I recently cautioned my daughter about joking about taking a baking soda and vinegar rocket to school and firing at someone. Don't say that in school because idiots could interpret it as threatening and you could get in trouble. I said don't make jokes like that in school or airports these days. I know it seems silly, I said, but it is true. Lamb was dumbfounded. How in the world could her joke be taken seriously?

Well, this is how:

A 5-year-old Pennsylvania girl who told another girl she was going to shoot her with a pink toy gun that blows soapy bubbles has been suspended from kindergarten. ...

Attorney Robin Ficker says Mount Carmel Area School District officials labeled the girl a "terrorist threat" for the bubble gun remark, made Jan. 10 as both girls waited for a school bus.

And no, coming just after the Newtown shooting doesn't excuse it. Indeed, it demonstrates why I don't trust people who insist they can solve the problem with more laws to control guns. I wonder if the bubble gun falls under the assault weapon ban? Does it fire more than 7 bubbles? Seriously, if this is worrisome what isn't worrisome?

Whatever school official suspended that girl should be fired. And whoever didn't squelch that suspension when the paperwork crossed their desk should be fired.

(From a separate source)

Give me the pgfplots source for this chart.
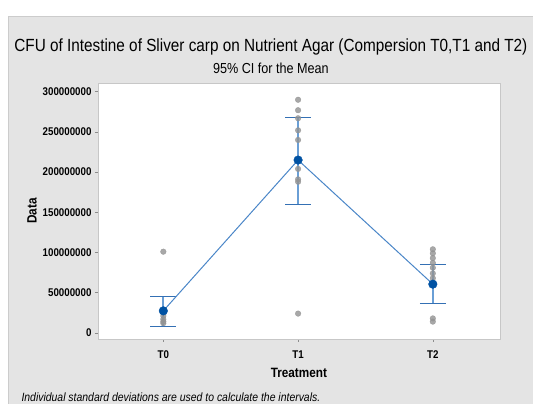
\documentclass[border=0pt]{standalone}
\usepackage{pgfplots}
\pgfplotsset{compat=1.18}
\usepackage{fontspec}
\setmainfont{Liberation Sans}
\newfontfamily\cond[FakeStretch=0.87]{Liberation Sans}
\definecolor{panel}{HTML}{E4E4E4}
\definecolor{meanblue}{HTML}{0052A3}
\definecolor{lineblue}{HTML}{4A86C8}
\definecolor{ciblue}{HTML}{6A9FD6}
\definecolor{capblue}{HTML}{3470B4}
\definecolor{ptgray}{HTML}{939393}
\begin{document}
\begin{tikzpicture}
\fill[white] (0pt,0pt) rectangle (533pt,404pt);
\fill[panel] (8pt,0pt) rectangle (533pt,388pt);
\draw[black!20] (8pt,0pt) -- (8pt,388pt) -- (533pt,388pt);
\node[font=\cond\fontsize{17.6}{19}\selectfont] at (271pt,357pt) {CFU of Intestine of Sliver carp on Nutrient Agar (Compersion T0,T1 and T2)};
\node[font=\cond\fontsize{14.5}{16}\selectfont] at (271pt,336pt) {95\% CI for the Mean};
\begin{axis}[at={(98pt,65pt)}, anchor=south west, width=402pt, height=256pt, scale only axis,
  xmin=-0.485, xmax=2.497, ymin=-7.46e6, ymax=310.9e6,
  axis background/.style={fill=white},
  axis line style={draw=black!22},
  xtick={0,1,2}, xticklabels={T0,T1,T2},
  scaled y ticks=false,
  ytick={0,50000000,100000000,150000000,200000000,250000000,300000000},
  yticklabels={0,50000000,100000000,150000000,200000000,250000000,300000000},
  xtick pos=bottom, ytick pos=left, tick align=outside,
  major tick length=3pt, tick style={black!45, line width=0.5pt},
  ticklabel style={font=\cond\bfseries\fontsize{11.2}{12}\selectfont},
  xticklabel style={yshift=-5pt},
  clip=false]
% individual points
\addplot[only marks, mark=*, mark size=2.8pt, color=ptgray, fill opacity=0.8, draw opacity=0.8] coordinates {
 (0,101e6) (0,25e6) (0,21e6) (0,17e6) (0,14e6) (0,12e6)
 (1,290e6) (1,277e6) (1,267e6) (1,252e6) (1,240e6) (1,215e6) (1,204e6) (1,191e6) (1,188e6) (1,24e6)
 (2,104e6) (2,99e6) (2,93e6) (2,87e6) (2,81e6) (2,74e6) (2,68e6) (2,18e6) (2,14e6)
};
% CI vertical lines
\addplot[ciblue, line width=2pt, forget plot] coordinates {(0,7.8e6) (0,45e6)};
\addplot[ciblue, line width=2pt, forget plot] coordinates {(1,160e6) (1,268e6)};
\addplot[ciblue, line width=2pt, forget plot] coordinates {(2,36.4e6) (2,85.4e6)};
% caps
\addplot[capblue, line width=1.2pt] coordinates {(-0.096,7.8e6) (0.096,7.8e6)};
\addplot[capblue, line width=1.2pt] coordinates {(-0.096,45e6) (0.096,45e6)};
\addplot[capblue, line width=1.2pt] coordinates {(0.904,160e6) (1.096,160e6)};
\addplot[capblue, line width=1.2pt] coordinates {(0.904,268e6) (1.096,268e6)};
\addplot[capblue, line width=1.2pt] coordinates {(1.904,36.4e6) (2.096,36.4e6)};
\addplot[capblue, line width=1.2pt] coordinates {(1.904,85.4e6) (2.096,85.4e6)};
% mean line
\addplot[lineblue, line width=1pt] coordinates {(0,27.4e6) (1,215e6) (2,60.6e6)};
\addplot[only marks, mark=*, mark size=4.3pt, color=meanblue] coordinates {(0,27.4e6) (1,215e6) (2,60.6e6)};
\end{axis}
\node[font=\cond\bfseries\fontsize{13.5}{15}\selectfont] at (299pt,31pt) {Treatment};
\node[font=\cond\bfseries\fontsize{13.5}{15}\selectfont, rotate=90] at (32pt,193pt) {Data};
\node[font=\cond\itshape\fontsize{12}{13}\selectfont, anchor=west] at (18pt,7pt) {Individual standard deviations are used to calculate the intervals.};
\end{tikzpicture}
\end{document}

I'm normally not inclined to reach for the firing solution. But since those who defend the girl's suspension are likely to say that they need to send a message that guns are bad by punishing a girl who doesn't even understand the concept of murder--with a toy that is not a weapon--I think we need to send a message to all school employees that stupidity and bureaucratic rigidity are bad--even if so-called adults don't understand that concept.

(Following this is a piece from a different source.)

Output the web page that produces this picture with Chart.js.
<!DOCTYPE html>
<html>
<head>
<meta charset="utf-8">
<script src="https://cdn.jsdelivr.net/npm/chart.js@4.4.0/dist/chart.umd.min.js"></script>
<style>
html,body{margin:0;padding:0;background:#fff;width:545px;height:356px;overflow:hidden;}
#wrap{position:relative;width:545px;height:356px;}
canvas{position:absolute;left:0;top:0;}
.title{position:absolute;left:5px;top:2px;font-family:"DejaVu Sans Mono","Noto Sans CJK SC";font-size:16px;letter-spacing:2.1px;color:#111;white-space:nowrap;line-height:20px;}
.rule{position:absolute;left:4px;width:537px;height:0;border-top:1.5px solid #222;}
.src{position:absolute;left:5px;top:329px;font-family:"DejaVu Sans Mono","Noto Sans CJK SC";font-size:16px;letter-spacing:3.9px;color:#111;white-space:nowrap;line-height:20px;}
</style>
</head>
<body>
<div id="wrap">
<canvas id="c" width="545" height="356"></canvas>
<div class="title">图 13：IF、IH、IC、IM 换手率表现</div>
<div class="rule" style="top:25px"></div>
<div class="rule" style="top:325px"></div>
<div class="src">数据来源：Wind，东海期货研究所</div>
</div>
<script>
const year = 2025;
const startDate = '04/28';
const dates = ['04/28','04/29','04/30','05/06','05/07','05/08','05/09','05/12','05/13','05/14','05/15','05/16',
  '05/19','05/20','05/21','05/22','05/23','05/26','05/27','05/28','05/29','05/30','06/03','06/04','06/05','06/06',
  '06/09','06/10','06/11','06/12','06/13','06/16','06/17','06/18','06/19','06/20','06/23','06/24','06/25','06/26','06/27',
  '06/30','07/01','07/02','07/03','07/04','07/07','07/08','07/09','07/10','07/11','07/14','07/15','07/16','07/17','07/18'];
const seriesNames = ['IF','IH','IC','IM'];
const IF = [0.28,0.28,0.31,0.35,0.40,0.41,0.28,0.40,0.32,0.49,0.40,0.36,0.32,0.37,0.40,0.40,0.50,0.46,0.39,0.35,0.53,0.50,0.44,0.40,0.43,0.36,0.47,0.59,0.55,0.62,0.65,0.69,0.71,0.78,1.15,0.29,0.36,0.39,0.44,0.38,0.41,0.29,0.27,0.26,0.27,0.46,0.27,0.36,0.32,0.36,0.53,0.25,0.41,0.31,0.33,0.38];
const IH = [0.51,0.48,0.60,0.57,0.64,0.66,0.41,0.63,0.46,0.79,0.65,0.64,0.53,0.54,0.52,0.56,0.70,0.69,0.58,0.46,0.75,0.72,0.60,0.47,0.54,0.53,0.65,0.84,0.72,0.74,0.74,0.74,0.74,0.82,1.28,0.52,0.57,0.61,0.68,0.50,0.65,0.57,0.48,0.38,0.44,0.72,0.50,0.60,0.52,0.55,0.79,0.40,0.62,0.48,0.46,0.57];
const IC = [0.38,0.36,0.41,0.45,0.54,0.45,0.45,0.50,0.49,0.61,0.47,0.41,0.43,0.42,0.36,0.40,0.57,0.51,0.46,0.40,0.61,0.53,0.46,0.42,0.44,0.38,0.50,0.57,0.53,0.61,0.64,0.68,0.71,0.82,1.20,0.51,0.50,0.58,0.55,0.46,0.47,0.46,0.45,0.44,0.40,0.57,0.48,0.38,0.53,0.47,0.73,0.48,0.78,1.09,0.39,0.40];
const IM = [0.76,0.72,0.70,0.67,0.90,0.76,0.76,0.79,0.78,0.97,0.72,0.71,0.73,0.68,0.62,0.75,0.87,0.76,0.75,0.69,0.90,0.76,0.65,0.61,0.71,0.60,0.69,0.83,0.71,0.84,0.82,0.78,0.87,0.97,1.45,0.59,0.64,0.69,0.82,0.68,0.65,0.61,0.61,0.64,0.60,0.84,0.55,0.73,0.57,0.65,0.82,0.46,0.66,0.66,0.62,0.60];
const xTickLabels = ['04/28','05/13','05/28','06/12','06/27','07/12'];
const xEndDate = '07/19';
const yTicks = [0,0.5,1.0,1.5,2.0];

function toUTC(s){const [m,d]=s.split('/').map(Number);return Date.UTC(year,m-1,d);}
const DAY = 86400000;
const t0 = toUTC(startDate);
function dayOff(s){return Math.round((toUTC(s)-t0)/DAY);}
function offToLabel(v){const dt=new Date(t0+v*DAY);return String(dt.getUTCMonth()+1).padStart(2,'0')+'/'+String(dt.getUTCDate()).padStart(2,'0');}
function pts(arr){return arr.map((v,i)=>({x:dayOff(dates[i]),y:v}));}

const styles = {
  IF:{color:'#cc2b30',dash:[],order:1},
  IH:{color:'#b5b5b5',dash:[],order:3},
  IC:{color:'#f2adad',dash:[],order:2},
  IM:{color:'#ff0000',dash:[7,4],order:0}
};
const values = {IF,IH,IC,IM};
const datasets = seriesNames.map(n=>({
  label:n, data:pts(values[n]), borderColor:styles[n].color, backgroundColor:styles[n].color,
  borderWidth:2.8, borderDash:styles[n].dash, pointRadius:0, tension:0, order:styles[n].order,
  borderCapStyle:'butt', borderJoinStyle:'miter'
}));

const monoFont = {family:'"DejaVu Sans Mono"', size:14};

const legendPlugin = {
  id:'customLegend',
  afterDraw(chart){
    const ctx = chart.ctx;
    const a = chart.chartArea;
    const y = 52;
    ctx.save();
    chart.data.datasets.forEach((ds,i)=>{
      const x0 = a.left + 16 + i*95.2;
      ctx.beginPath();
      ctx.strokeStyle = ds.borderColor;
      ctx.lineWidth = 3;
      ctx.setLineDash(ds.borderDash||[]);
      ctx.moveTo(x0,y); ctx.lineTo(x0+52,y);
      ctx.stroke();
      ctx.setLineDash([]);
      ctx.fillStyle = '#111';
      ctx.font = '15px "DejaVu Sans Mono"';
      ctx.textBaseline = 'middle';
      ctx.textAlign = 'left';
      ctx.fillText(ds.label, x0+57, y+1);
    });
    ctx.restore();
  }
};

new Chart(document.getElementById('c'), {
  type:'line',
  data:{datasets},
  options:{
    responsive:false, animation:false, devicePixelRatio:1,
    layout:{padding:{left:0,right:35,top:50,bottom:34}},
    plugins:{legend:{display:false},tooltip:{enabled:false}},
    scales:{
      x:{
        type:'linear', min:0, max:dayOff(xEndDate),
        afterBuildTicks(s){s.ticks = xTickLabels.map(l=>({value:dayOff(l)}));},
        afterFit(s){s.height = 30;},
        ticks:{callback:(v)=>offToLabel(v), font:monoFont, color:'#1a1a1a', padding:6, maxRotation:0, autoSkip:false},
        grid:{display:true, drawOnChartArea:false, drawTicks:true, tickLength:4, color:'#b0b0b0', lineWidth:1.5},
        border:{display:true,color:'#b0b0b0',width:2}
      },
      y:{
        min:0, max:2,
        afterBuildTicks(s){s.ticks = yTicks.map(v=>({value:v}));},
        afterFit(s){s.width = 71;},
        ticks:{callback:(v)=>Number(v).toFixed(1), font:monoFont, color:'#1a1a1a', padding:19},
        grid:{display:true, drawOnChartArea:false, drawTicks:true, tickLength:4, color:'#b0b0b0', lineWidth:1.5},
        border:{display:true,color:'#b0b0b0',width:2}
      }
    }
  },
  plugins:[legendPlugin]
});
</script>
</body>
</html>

This is the weapon that led school officials to wet their pants over the terrorist threat the girl represented:


To be fair, it does fire a bubble every time you pull the trigger, earning the frightening characteristic of being "semi-automatic." I mean really, why can't our kids just use the old style dipping bubble blower that really reduces the rate of bubble?

I hate to admit it, but I could pull out from my closet a Gatling-type bubble blower that is simply awesome. Hopefully no reporter puts my name and address on a published database.

Freaking idiots. Freaking idiots have petty authority over too many aspects of our lives.

UPDATE: It isn't just school officials who are freaking idiots. Check this out from the files of "Are You Freaking Kidding Me?"

The world is beset by terrorists — witness the American hostages taken in Algeria this week — but portions of our federal government continue to obsess about alleged home-grown threats from the “far right.”

The Combating Terrorism Center, which is based at the U.S. Military Academy at West Point, has issued a new report on its website entitled

“Challengers from the Sidelines: Understanding America’s Violent Far-Right.”

Normally, the center’s activities are focused on al-Qaeda and other violent Islamic groups seeking to topple governments around the world. But the latest report looks inside America itself, and if the center is to be judged by the quality of its analysis in this report, it might be wise for all of us to be skeptical of its other work. The Center’s report lumps together entirely legitimate tea-party-style activists with three groups it says represent “a racist/white supremacy movement, an anti-federalist movement and a fundamentalist movement.” Together all these forces are said to have engaged in 350 “attacks initiated by far-right groups/individuals” in 2011, although the report never specifies what makes an attack a “far right” action.

The report’s author is Arie Perliger, who directs the Center’s terrorism studies and teaches social sciences at West Point. I can only imagine what his classes are like as his report manages to lump together every known liberal stereotype about conservatives between its covers.

The left has a tendency to take a mocking tone about the whole idea of a war on Islamist terrorism, suggesting those who want to fight it are easily frightened. Yet they are the ones getting their panties in a twist over bubble guns and people suspicious of the federal government's ever-expanding reach. Go figure.

In any case, they can take my bubble Gatling gun when they pry it from my cold, slippery fingers.


That's right. I have my thumb on the trigger. Not even safety crosses my mind. I could be biased, however, since I'm one of those dangerous types that attracts the attention of the federal agents.